Posted: Friday, March 2, 2007
By: Dave Wallace



"Blind Love/Our Love Story"

Writer: Ed Brubaker
Artists: Lee Weeks & Stefano Gaudiano (p & i), Matt Hollingsworth (colours)

Publisher: Marvel Comics


Just as Ed Brubaker took time out at the end of his first arc to offer a one-shot issue which focused on a single member of Daredevil's supporting cast (in that case, Foggy Nelson), the end of his second arc brings a done-in-one story which centres around Matt Murdock's wife, Milla Donovan. Like Foggy, Milla has been out of the spotlight for much of Brubaker's run, and this issue is a welcome examination of her character in preparation for (presumably) a more regular role in the comic.

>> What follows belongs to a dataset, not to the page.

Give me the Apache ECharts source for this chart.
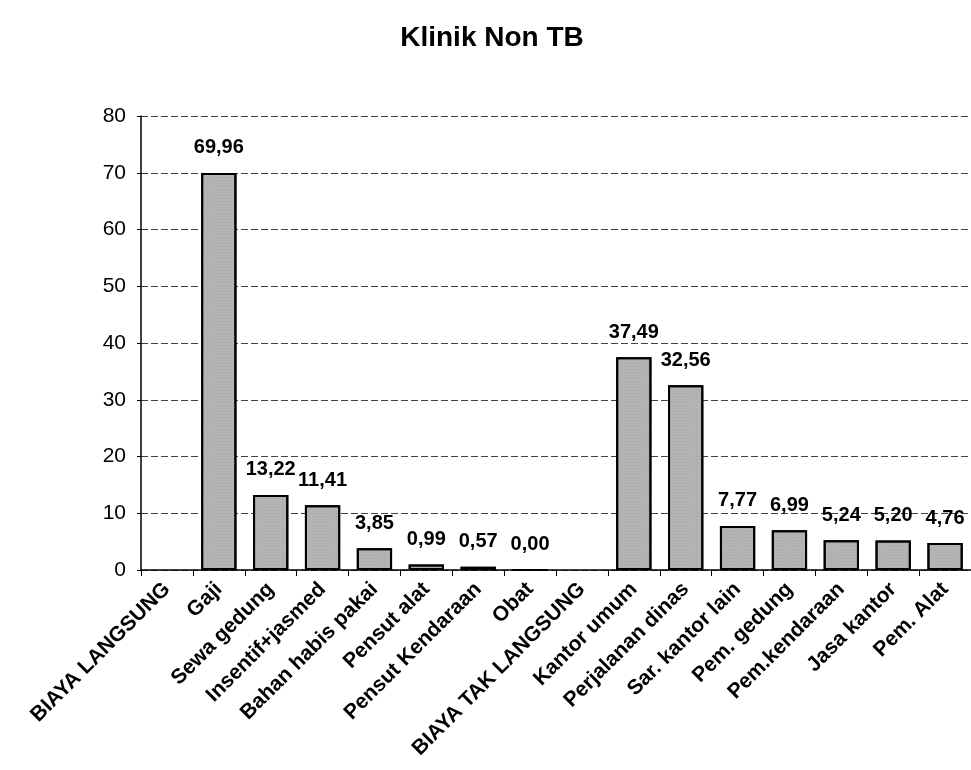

However, despite being an issue of Daredevil, this isn't really a superhero story. Nor is it a piece of noir crime in the vein of Brubaker's previous Daredevil issues. This is a romance comic. Don't be put off by that label, though, as Brubaker harnesses the inherent melodrama of being the girlfriend of a costumed vigilante and twists it into a musing on the complexities of human relationships which should be familiar to anyone who has ever been frustrated by the person they love most in the world. Tracing the history of Matt and Milla's relationship from her first appearance in the book to the last time we saw her (and filling in a few gaps on the way), Brubaker outlines her complex sentiments in a way which feels wholly sympathetic - especially considering Matt's refusal to abandon his dangerous double-life - but also manages to be completely realistic, despite the more fantastical elements of Matt's role as Daredevil. Milla knows Matt, and she appreciates the heartbreaking inevitability of their relationship in so astute a manner that it comes close to breaking the metaphorical fourth wall. However, Brubaker also makes us understand why she stays with him, and the bittersweet lines which deal with their relationship as being defined by the things which go unsaid and the silent sacrifices that Milla makes for her husband (including her comparisons to one of Matt's other great loves, Karen Page) carry a ring of truth which helps to sell the relationship more convincingly than ever before.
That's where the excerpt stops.